GAC is essentially this, except that the activated carbon is granularized and produced in specific ways to maximize how much it attracts certain chemicals. this can be tuned because activated carbon gets its massive surface area from internal "pores", and various processes will change how large and frequent those pores are.
It's essentially a Russian nesting doll of pores, and controlling the size of the larger pores influences the permeability of the activated carbon and controlling the size of the smaller pores (micropores) influences what exactly is most attracted to the activated carbon.

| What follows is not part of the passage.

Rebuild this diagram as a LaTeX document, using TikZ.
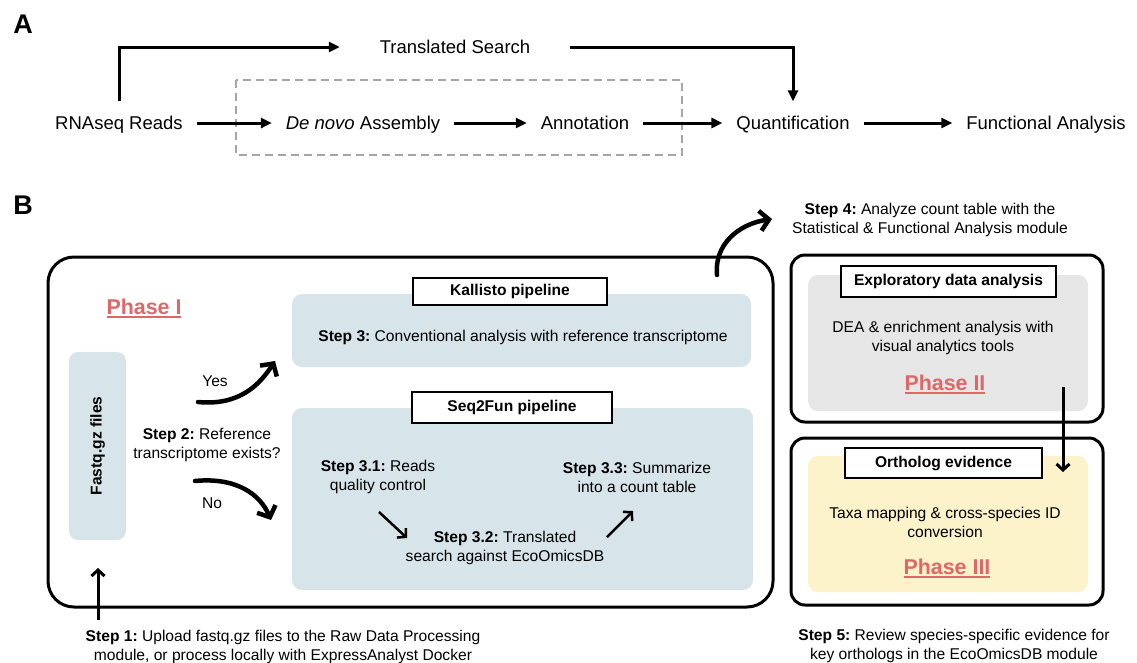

However, GAC has a few major downsides:
It is not specific to PFAS. This is more of a mixed blessing because it was already frequently used and well understood, and the infrastructure for producing and distributing it already existed. However,
It loses effectiveness over time and must be replaced. This is a continued cost, albeit a low one, but this has one final major issue
As time goes on, the PFAS previously adsorbed to the activated carbon is desorbed and replaced by other things that have a higher affinity for the activated carbon.
As such, ion exchange (IX) was always very compelling. The whole point of it relies on the fact that PFAS molecules are predominantly made of two parts: An acid head group (either a carboxylic or sulfonic acid group) and a perfluorinated tail.
The head groups on the right are what become ionizedâor specifically, deprotonated. A hydrogen leaves and is replaced with a metal cation (usually sodium), forming a PFAS salt (chemical meaning of salt!). These are much more soluble in water because of polarity reasons, and so the mobile PFAS molecules are almost always in that salt form.
By passing through these PFAS salts through a permeable polymer matrix that has (1) numerous positively charged groups like quaternary amines and (2) highly mobile negative ions loosely attached to those stationary positive groups (most often chlorides), you can actually get the PFAS to be "stuck" inside the polymer matrix and what comes out is just good ol' sodium chloride, or salt (culinary meaning of salt!).
This shows a version with hydroxide (OH-) ions as the mobile anion, but it's the same idea. The +NR3 in yellow are stuck to the polymer matrix, but the OH- can freely move around. However, without another anion to replace the OH-, the ionic attraction prevents the hydroxides from leaving.
In comes the PFAS. Despite being slightly soluble in water, the anionic PFAS aren't really that mobile, and when they pass through, it's much easier for the hydroxide ions to leave. Another very important effect is that the long perfluorinated tail of the PFAS is attracted to the polymer matrix, whilst the counterions are ONLY attracted via the ionic force. Thus, PFAS would much rather hang out in the polymer matrix.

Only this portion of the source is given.